To fail back to on-premises, a method that seems to work in a simple lab environment -- although not ideal -- is:
- Delete the source VM (maybe unregistering the VM will work, but I didn't try that).
- Re-protect the Azure VM. (it still needs to be be registered with ASR.)
- The Config Server/Master Target Server will create a new VM and replicate the disks, including the VHD that had been converted from iSCSI (on the failover to Azure).
- After protection has completed full synchronization, fail back to on-premises.
The new VM will be created in ESX with the hostname of the VM. In my test, the VMDK (of the iSCSI disk) will be mounted, while the iSCSI target's volume was offline, even though there was connectivity to the target.

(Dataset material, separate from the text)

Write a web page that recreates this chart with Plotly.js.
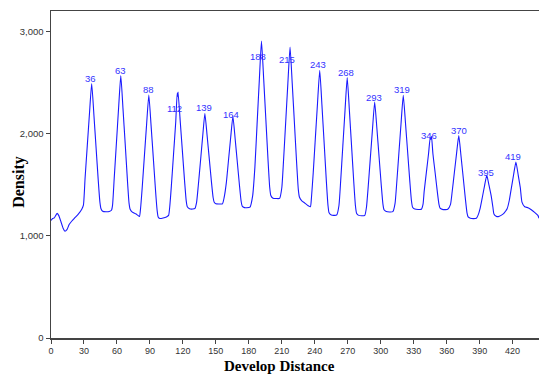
<!DOCTYPE html>
<html>
<head>
<meta charset="utf-8">
<script src="https://cdn.plot.ly/plotly-3.0.1.min.js"></script>
<style>html,body{margin:0;padding:0;background:#fff;}#chart{width:539px;height:375px;}</style>
</head>
<body>
<div id="chart"></div>
<script>
// Develop distance (x) and density (y)
var distance = [
  0, 1.5, 3, 5.5, 7, 9, 11, 12.7, 14.5, 16.5, 19, 22, 25, 28,
  29.5, 31, 33, 35, 37, 39, 41, 43, 44.5, 45.5, 47, 50, 53, 55,
  56, 57.5, 59.5, 61.5, 63.5, 65.5, 67.5, 69.5, 71, 72, 74, 77, 79, 80.5,
  81.5, 83, 85, 87, 89, 91, 93, 95, 96.5, 97.5, 99, 102, 105, 107,
  108, 109.5, 111.5, 113.5, 114.8, 115.2, 115.6, 117.5, 119.5, 121.5, 123, 124, 126, 129, 131,
  132.5, 134, 136, 138, 140, 142, 144, 146, 147.5, 148.5, 150, 153, 156,
  157.5, 159.5, 161.5, 163.5, 165.5, 167.5, 169.5, 171.5, 173, 174, 176, 178, 181,
  183.5, 185.5, 187.5, 189.5, 191.5, 193.5, 195.5, 197.5, 199, 200, 202, 205, 208,
  210, 211.5, 213.5, 215.5, 217.5, 219.5, 221.5, 223.5, 225, 226, 228, 231, 234, 236,
  237, 238.5, 240.5, 242.5, 244.5, 246.5, 248.5, 250.5, 252, 253, 255, 258, 260,
  262, 263.5, 265.5, 267.5, 269.5, 271.5, 273.5, 275.5, 277, 278, 280, 283, 285.5,
  287, 288.5, 290.5, 292.5, 294.5, 296.5, 298.5, 300.5, 302, 303, 305, 308, 311,
  313, 314.5, 316.5, 318.5, 320.5, 322.5, 324.5, 326.5, 328, 329, 331, 334, 337,
  338.5, 339.5, 341.5, 343.5, 345, 345.6, 346.2, 347.5, 349.5, 351.5, 353, 354, 356, 359, 361,
  363.5, 365, 367, 369, 371, 373, 375, 377, 378.5, 379.5, 381.5, 384.5, 387,
  388.5, 390.5, 392.5, 394.5, 396.5, 398.5, 400.5, 402, 403, 405, 407, 409.5, 412,
  413.5, 415, 417, 419, 421, 423, 425, 427, 428.5, 431, 434, 437, 440, 443, 444
];
var density = [
  1150, 1170, 1175, 1220, 1200, 1140, 1075, 1045, 1060, 1110, 1145, 1180, 1215, 1260,
  1300, 1563, 1880, 2197, 2490, 2190, 1865, 1540, 1330, 1265, 1240, 1235, 1238, 1250,
  1300, 1560, 1905, 2250, 2568, 2245, 1900, 1550, 1320, 1260, 1232, 1215, 1200, 1190,
  1270, 1475, 1785, 2093, 2378, 2088, 1775, 1460, 1255, 1185, 1170, 1175, 1185, 1200,
  1280, 1486, 1800, 2117, 2395, 2365, 2408, 2134, 1836, 1540, 1345, 1285, 1265, 1262, 1268,
  1330, 1490, 1730, 1973, 2197, 1985, 1755, 1525, 1375, 1328, 1314, 1312, 1313,
  1373, 1518, 1740, 1964, 2170, 1955, 1723, 1490, 1338, 1290, 1276, 1274, 1280,
  1394, 1670, 2093, 2516, 2906, 2536, 2135, 1735, 1473, 1395, 1368, 1365, 1366,
  1470, 1722, 2107, 2492, 2848, 2488, 2100, 1710, 1455, 1380, 1345, 1320, 1295, 1284,
  1378, 1605, 1952, 2300, 2620, 2280, 1910, 1540, 1300, 1225, 1203, 1200, 1205,
  1297, 1526, 1876, 2225, 2548, 2224, 1873, 1522, 1293, 1222, 1200, 1196, 1200,
  1278, 1466, 1755, 2044, 2310, 2052, 1772, 1493, 1310, 1255, 1238, 1233, 1236,
  1315, 1509, 1805, 2101, 2375, 2107, 1818, 1528, 1338, 1280, 1262, 1258, 1260,
  1310, 1432, 1618, 1803, 1960, 1945, 1975, 1800, 1617, 1430, 1308, 1270, 1259, 1256, 1260,
  1308, 1431, 1619, 1807, 1980, 1786, 1575, 1364, 1225, 1185, 1172, 1168, 1172,
  1200, 1272, 1380, 1492, 1593, 1495, 1390, 1284, 1214, 1192, 1188, 1200, 1219, 1240,
  1265, 1348, 1477, 1605, 1723, 1600, 1470, 1330, 1284, 1275, 1255, 1230, 1200, 1172, 1165
];
// Peak labels and where they sit
var peakLabels = ['36','63','88','112','139','164','188','215','243','268','293','319','346','370','395','419'];
var labelX = [36, 63, 89, 112, 139, 164, 188, 215, 243, 268, 293.5, 319.5, 343.5, 371, 395.5, 420];
var labelY = [2541, 2620, 2434, 2248, 2258, 2190, 2757, 2727, 2675, 2597, 2353, 2431, 1984, 2026, 1620, 1779];
var xTicks = [0, 30, 60, 90, 120, 150, 180, 210, 240, 270, 300, 330, 360, 390, 420];
var yTicks = [0, 1000, 2000, 3000];

var annotations = peakLabels.map(function (t, i) {
  return {
    x: labelX[i], y: labelY[i], xref: 'x', yref: 'y', text: t, showarrow: false,
    font: {family: 'Liberation Sans, Arial, sans-serif', size: 9.5, color: '#3333ff'},
    xanchor: 'center', yanchor: 'middle'
  };
});
annotations.push({
  x: 0.469, y: -0.112, xref: 'paper', yref: 'paper', text: '<b>Develop Distance</b>',
  showarrow: false, xanchor: 'center', yanchor: 'bottom', borderpad: 0,
  font: {family: 'Liberation Serif, Times New Roman, serif', size: 15, color: '#000'}
});
annotations.push({
  x: -0.066, y: 0.477, xref: 'paper', yref: 'paper', text: '<b>Density</b>',
  showarrow: false, xanchor: 'center', yanchor: 'middle', textangle: -90,
  font: {family: 'Liberation Serif, Times New Roman, serif', size: 16, color: '#000'}
});

var trace = {
  x: distance, y: density, type: 'scatter', mode: 'lines',
  line: {color: '#1a1aff', width: 1.1, shape: 'spline', smoothing: 0.5}, hoverinfo: 'none'
};

var layout = {
  width: 539, height: 375,
  margin: {l: 51, r: 0, t: 11, b: 37},
  paper_bgcolor: '#ffffff', plot_bgcolor: '#ffffff',
  showlegend: false,
  xaxis: {
    range: [0, 444], tickmode: 'array', tickvals: xTicks,
    ticks: 'outside', ticklen: 4, tickwidth: 1, tickcolor: '#444',
    showline: true, linecolor: '#444', linewidth: 1.5, mirror: true,
    showgrid: false, zeroline: false,
    tickfont: {family: 'Liberation Sans, Arial, sans-serif', size: 9, color: '#333'}
  },
  yaxis: {
    range: [0, 3200], tickmode: 'array', tickvals: yTicks, tickformat: ',d',
    ticks: 'outside', ticklen: 4, tickwidth: 1, tickcolor: '#444',
    showline: true, linecolor: '#444', linewidth: 1.5,
    showgrid: false, zeroline: false,
    tickfont: {family: 'Liberation Sans, Arial, sans-serif', size: 9.5, color: '#333'}
  },
  annotations: annotations
};

Plotly.newPlot('chart', [trace], layout, {staticPlot: true, displayModeBar: false});
</script>
</body>
</html>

Aside from choosing the Master Target server, VCenter and
The iSCSI volume can then be mounted, and the data copied from the VMDK to the iSCSI volume, if needed. Alternatively, keep it as a VMDK.
This definitely isn't ideal, as it makes the failback process much more difficult since enough space for the iSCSI disk is now needed on the VMFS datastore, and the entire VM needs to be fully replicated back to on-premises. However, it does still serve its purpose by providing simple disaster recovery to Azure (it's just a little harder to get it back on-prem).